An overview of all options can be found in [configuration.md](https://github.com/compomics/ms2rescore/blob/master/configuration.md)

### Notes for specific search engines

- **MSGFPlus:** Run MSGFPlus in a concatenated target-decoy search, with the
`-addFeatures 1` flag.
- **MaxQuant:**
  - Run MaxQuant without FDR filtering (set to 1)
  - MaxQuant requires additional options in the configuration file:
    - `modification_mapping`: Maps MaxQuant output to MS²PIP modifications list.
Keys must contain MaxQuant's two-letter modification codes and values must match
one of the modifications listed in the MS²PIP configuration (see
[MS2PIP config](#MS2PIP)).
    - `fixed_modifications`: Must list all modifications set as fixed during the
MaxQuant search (as this is not denoted in the msms.txt file).
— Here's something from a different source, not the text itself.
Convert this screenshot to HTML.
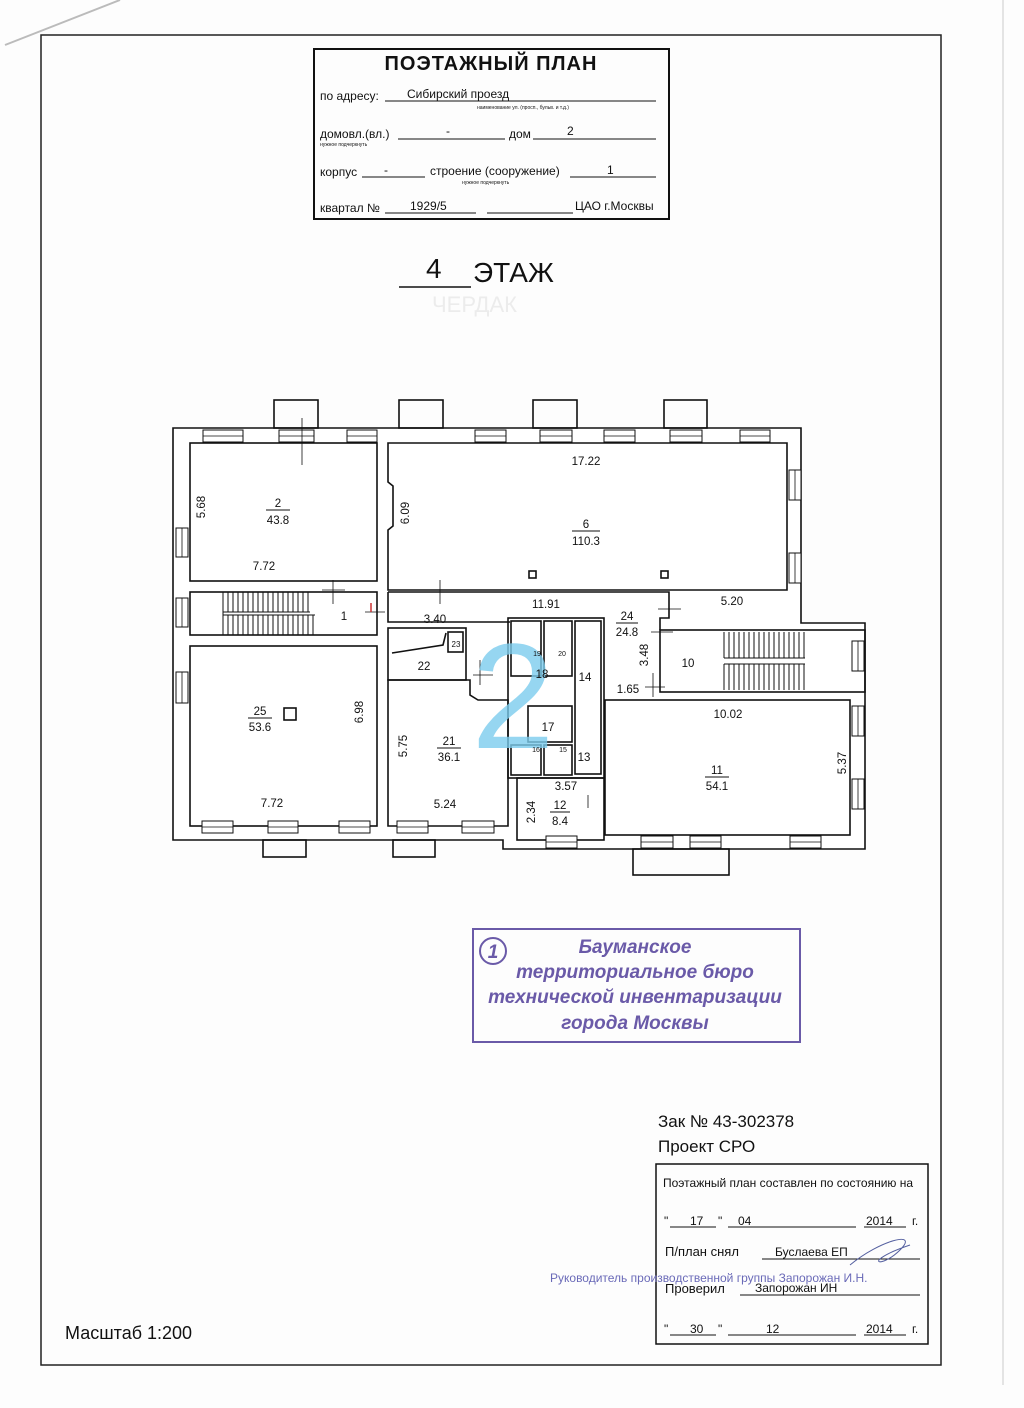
<!DOCTYPE html>
<html><head><meta charset="utf-8"><style>
html,body{margin:0;padding:0;background:#fff}
svg{display:block}
text{font-family:"Liberation Sans",sans-serif;fill:#111}
</style></head><body>
<svg width="1024" height="1408" viewBox="0 0 1024 1408" xmlns="http://www.w3.org/2000/svg">
<rect width="1024" height="1408" fill="#fdfdfd"/>
<line x1="5" y1="45" x2="120" y2="0" stroke="#bbb" stroke-width="2"/>
<rect x="41" y="35" width="900" height="1330" fill="none" stroke="#222" stroke-width="1.5"/>
<line x1="1003" y1="0" x2="1003" y2="1385" stroke="#ccc" stroke-width="1"/>

<rect x="314" y="49" width="355" height="170" fill="none" stroke="#111" stroke-width="2"/>
<text x="491" y="70" font-size="20" font-weight="bold" text-anchor="middle" letter-spacing="1">ПОЭТАЖНЫЙ ПЛАН</text>
<g font-size="12">
<text x="320" y="100">по адресу:</text><text x="407" y="98">Сибирский проезд</text>
<line x1="385" y1="101" x2="656" y2="101" stroke="#111"/>
<text x="477" y="109" font-size="5">наименование ул. (просп., бульв. и т.д.)</text>
<text x="320" y="138">домовл.(вл.)</text><line x1="398" y1="139" x2="505" y2="139" stroke="#111"/><text x="446" y="135">-</text>
<text x="509" y="138">дом</text><line x1="533" y1="139" x2="656" y2="139" stroke="#111"/><text x="567" y="135">2</text>
<text x="320" y="146" font-size="5">нужное подчеркнуть</text>
<text x="320" y="176">корпус</text><line x1="362" y1="177" x2="425" y2="177" stroke="#111"/><text x="384" y="174">-</text>
<text x="430" y="175">строение (сооружение)</text><line x1="570" y1="177" x2="656" y2="177" stroke="#111"/><text x="607" y="174">1</text>
<text x="462" y="184" font-size="5">нужное подчеркнуть</text>
<text x="320" y="212">квартал №</text><line x1="385" y1="213" x2="476" y2="213" stroke="#111"/><text x="410" y="210">1929/5</text>
<line x1="487" y1="213" x2="573" y2="213" stroke="#111"/><text x="575" y="210">ЦАО г.Москвы</text>
</g>
<text x="426" y="278" font-size="28">4</text>
<line x1="399" y1="287" x2="471" y2="287" stroke="#111" stroke-width="1.5"/>
<text x="473" y="282" font-size="28">ЭТАЖ</text>
<text x="432" y="312" font-size="22" style="fill:#ececec">ЧЕРДАК</text>

<g fill="none" stroke="#111" stroke-width="1.6">
<path d="M173 428 H801 V623 H865 V849 H503 V840 H173 Z" fill="#fff"/>
<rect x="274" y="400" width="44" height="28"/><rect x="399" y="400" width="44" height="28"/>
<rect x="533" y="400" width="44" height="28"/><rect x="664" y="400" width="43" height="28"/>
<rect x="263" y="840" width="43" height="17"/><rect x="393" y="840" width="42" height="17"/>
<rect x="633" y="849" width="96" height="26"/>
<rect x="190" y="443" width="187" height="138"/>
<path d="M388 443 H787 V590 H388 V530 L393 526 V486 L388 482 Z"/>
<rect x="190" y="592" width="187" height="43"/>
<rect x="190" y="646" width="187" height="180"/>
<path d="M388 592 H669 V618 H660 V630 M388 592 V622 H510"/>
<rect x="388" y="628" width="78" height="52"/>
<rect x="448" y="632" width="15" height="20"/>
<path d="M392 653 L443 645 L446 633"/>
<path d="M388 680 H470 V695 L478 700 H508 V826 H388 Z"/>
<rect x="508" y="618" width="96" height="160"/>
<rect x="511" y="621" width="30" height="55"/><rect x="544" y="621" width="28" height="55"/>
<rect x="575" y="621" width="26" height="153"/>
<rect x="528" y="706" width="44" height="36"/>
<rect x="511" y="745" width="30" height="30"/><rect x="544" y="745" width="28" height="30"/>
<rect x="517" y="778" width="87" height="62"/>
<rect x="660" y="630" width="205" height="62"/>
<rect x="605" y="700" width="245" height="135"/>
<rect x="284" y="708" width="12" height="12"/>
<rect x="529" y="571" width="7" height="7"/><rect x="661" y="571" width="7" height="7"/>
</g>
<g stroke="#111" stroke-width="1">
<path d="M223 592 V612 M228 592 V612 M233 592 V612 M238 592 V612 M243 592 V612 M248 592 V612 M253 592 V612 M258 592 V612 M263 592 V612 M268 592 V612 M273 592 V612 M278 592 V612 M283 592 V612 M288 592 V612 M293 592 V612 M298 592 V612 M303 592 V612 M308 592 V612"/>
<path d="M223 615 V635 M228 615 V635 M233 615 V635 M238 615 V635 M243 615 V635 M248 615 V635 M253 615 V635 M258 615 V635 M263 615 V635 M268 615 V635 M273 615 V635 M278 615 V635 M283 615 V635 M288 615 V635 M293 615 V635 M298 615 V635 M303 615 V635 M308 615 V635 M313 615 V635"/>
<path d="M223 612 H310 M223 615 H315 M223 592 V635"/>
<path d="M724 632 V658 M729 632 V658 M734 632 V658 M739 632 V658 M744 632 V658 M749 632 V658 M754 632 V658 M759 632 V658 M764 632 V658 M769 632 V658 M774 632 V658 M779 632 V658 M784 632 V658 M789 632 V658 M794 632 V658 M799 632 V658 M804 632 V658"/>
<path d="M724 664 V690 M729 664 V690 M734 664 V690 M739 664 V690 M744 664 V690 M749 664 V690 M754 664 V690 M759 664 V690 M764 664 V690 M769 664 V690 M774 664 V690 M779 664 V690 M784 664 V690 M789 664 V690 M794 664 V690 M799 664 V690 M804 664 V690"/>
<path d="M724 658 H805 M724 664 H805"/>
</g>
<g fill="#fff" stroke="#111" stroke-width="1">
<rect x="203" y="430" width="40" height="12"/><rect x="279" y="430" width="35" height="12"/><rect x="347" y="430" width="30" height="12"/>
<rect x="475" y="430" width="31" height="12"/><rect x="540" y="430" width="32" height="12"/><rect x="604" y="430" width="31" height="12"/>
<rect x="670" y="430" width="32" height="12"/><rect x="740" y="430" width="30" height="12"/>
<rect x="202" y="821" width="31" height="12"/><rect x="268" y="821" width="30" height="12"/><rect x="339" y="821" width="31" height="12"/>
<rect x="397" y="821" width="31" height="12"/><rect x="462" y="821" width="32" height="12"/>
<rect x="546" y="836" width="31" height="12"/><rect x="641" y="836" width="32" height="12"/><rect x="690" y="836" width="31" height="12"/><rect x="790" y="836" width="31" height="12"/>
<rect x="176" y="528" width="12" height="29"/><rect x="176" y="598" width="12" height="29"/><rect x="176" y="672" width="12" height="31"/>
<rect x="789" y="470" width="12" height="30"/><rect x="789" y="553" width="12" height="30"/>
<rect x="852" y="641" width="12" height="30"/><rect x="852" y="706" width="12" height="30"/><rect x="852" y="779" width="12" height="30"/>
</g>
<g stroke="#111" stroke-width="0.8">
<path d="M203 436 H243 M279 436 H314 M347 436 H377 M475 436 H506 M540 436 H572 M604 436 H635 M670 436 H702 M740 436 H770 M202 827 H233 M268 827 H298 M339 827 H370 M397 827 H428 M462 827 H494 M546 842 H577 M641 842 H673 M690 842 H721 M790 842 H821"/>
<path d="M182 528 V557 M182 598 V627 M182 672 V703 M795 470 V500 M795 553 V583 M858 641 V671 M858 706 V736 M858 779 V809"/>
<path d="M302 418 V465 M333 580 V604 M322 590 H345 M365 612 H385 M440 580 V604 M658 609 H681 M651 632 H673 M653 673 V697 M645 687 H665 M588 795 V808 M473 675 H493 M480 660 V685"/>
</g>
<line x1="371" y1="603" x2="371" y2="612" stroke="#c33" stroke-width="1.5"/>
<text x="513" y="748" font-size="150" text-anchor="middle" font-family="Liberation Serif" style="fill:#7ccdee" opacity="0.8">2</text>
<g font-size="11.5" text-anchor="middle">
<text x="278" y="507">2</text><line x1="266" y1="510" x2="290" y2="510" stroke="#111"/><text x="278" y="524">43.8</text>
<text x="264" y="570">7.72</text>
<text transform="translate(205,507) rotate(-90)">5.68</text>
<text transform="translate(409,513) rotate(-90)">6.09</text>
<text x="586" y="465">17.22</text>
<text x="586" y="528">6</text><line x1="572" y1="531" x2="600" y2="531" stroke="#111"/><text x="586" y="545">110.3</text>
<text x="546" y="608">11.91</text><text x="732" y="605">5.20</text>
<text x="435" y="623">3.40</text>
<text x="344" y="620">1</text>
<text x="627" y="620">24</text><line x1="616" y1="623" x2="638" y2="623" stroke="#111"/><text x="627" y="636">24.8</text>
<text transform="translate(648,655) rotate(-90)">3.48</text>
<text x="688" y="667">10</text>
<text x="424" y="670">22</text><text x="456" y="647" font-size="8">23</text>
<text x="542" y="678">18</text><text x="585" y="681">14</text>
<text x="537" y="656" font-size="7">19</text><text x="562" y="656" font-size="7">20</text>
<text x="628" y="693">1.65</text>
<text x="548" y="731">17</text>
<text x="536" y="752" font-size="7">16</text><text x="563" y="752" font-size="7">15</text>
<text x="584" y="761">13</text>
<text x="728" y="718">10.02</text>
<text x="260" y="715">25</text><line x1="248" y1="718" x2="272" y2="718" stroke="#111"/><text x="260" y="731">53.6</text>
<text transform="translate(363,712) rotate(-90)">6.98</text>
<text transform="translate(407,746) rotate(-90)">5.75</text>
<text x="449" y="745">21</text><line x1="437" y1="748" x2="461" y2="748" stroke="#111"/><text x="449" y="761">36.1</text>
<text x="272" y="807">7.72</text><text x="445" y="808">5.24</text>
<text x="566" y="790">3.57</text>
<text transform="translate(535,812) rotate(-90)">2.34</text>
<text x="560" y="809">12</text><line x1="550" y1="812" x2="570" y2="812" stroke="#111"/><text x="560" y="825">8.4</text>
<text x="717" y="774">11</text><line x1="705" y1="777" x2="729" y2="777" stroke="#111"/><text x="717" y="790">54.1</text>
<text transform="translate(846,763) rotate(-90)">5.37</text>
</g>

<g fill="none" stroke="#6a5aa8" stroke-width="2">
<rect x="473" y="929" width="327" height="113"/>
<circle cx="493" cy="951" r="13"/>
</g>
<g font-size="19" font-style="italic" font-weight="bold" text-anchor="middle">
<text x="493" y="958" style="fill:#6a5aa8">1</text>
<text x="635" y="953" style="fill:#6a5aa8">Бауманское</text>
<text x="635" y="978" style="fill:#6a5aa8">территориальное бюро</text>
<text x="635" y="1003" style="fill:#6a5aa8">технической инвентаризации</text>
<text x="635" y="1029" style="fill:#6a5aa8">города Москвы</text>
</g>

<text x="658" y="1127" font-size="17">Зак № 43-302378</text>
<text x="658" y="1152" font-size="17">Проект СРО</text>
<rect x="656" y="1164" width="272" height="180" fill="none" stroke="#111" stroke-width="1.5"/>
<g font-size="12">
<text x="663" y="1187">Поэтажный план составлен по состоянию на</text>
<text x="664" y="1225">"</text><text x="690" y="1225">17</text><text x="718" y="1225">"</text><text x="738" y="1225">04</text><text x="866" y="1225">2014</text><text x="912" y="1225">г.</text>
<line x1="670" y1="1227" x2="716" y2="1227" stroke="#111"/><line x1="728" y1="1227" x2="856" y2="1227" stroke="#111"/><line x1="864" y1="1227" x2="906" y2="1227" stroke="#111"/>
<text x="665" y="1256" font-size="13">П/план снял</text><text x="775" y="1256">Буслаева ЕП</text><line x1="762" y1="1259" x2="920" y2="1259" stroke="#111"/>
<text x="550" y="1282" style="fill:#6a6ab8">Руководитель производственной группы Запорожан И.Н.</text>
<text x="665" y="1293" font-size="13">Проверил</text><text x="755" y="1292">Запорожан ИН</text><line x1="740" y1="1295" x2="920" y2="1295" stroke="#111"/>
<text x="664" y="1333">"</text><text x="690" y="1333">30</text><text x="718" y="1333">"</text><text x="766" y="1333">12</text><text x="866" y="1333">2014</text><text x="912" y="1333">г.</text>
<line x1="670" y1="1335" x2="716" y2="1335" stroke="#111"/><line x1="728" y1="1335" x2="856" y2="1335" stroke="#111"/><line x1="864" y1="1335" x2="906" y2="1335" stroke="#111"/>
</g>
<path d="M850 1265 C880 1240 920 1230 900 1250 C880 1270 860 1262 910 1245" fill="none" stroke="#5560a0" stroke-width="1"/>
<text x="65" y="1339" font-size="18">Масштаб 1:200</text>
</svg>
</body></html>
Keys refer to the
amino acid, values to the modification name used in the MS²PIP configuration.

### Output
Several intermediate files are created when the entire pipeline is run. These can be
accessed by specifying the `tmp_dir` option. Depending on whether or not Percolator is
run, the following output files can be expected:

For each feature set (e.g. `all`, `ms2pip`, `searchengine`...):
- `<file>.pin` Percolator IN file
- `<file>.pout` Percolator OUT file with target PSMs
- `<file>.pout_dec` Percolator OUT file with decoy PSMs
- `<file>.weights` Internal feature weights used by Percolator's scoring function.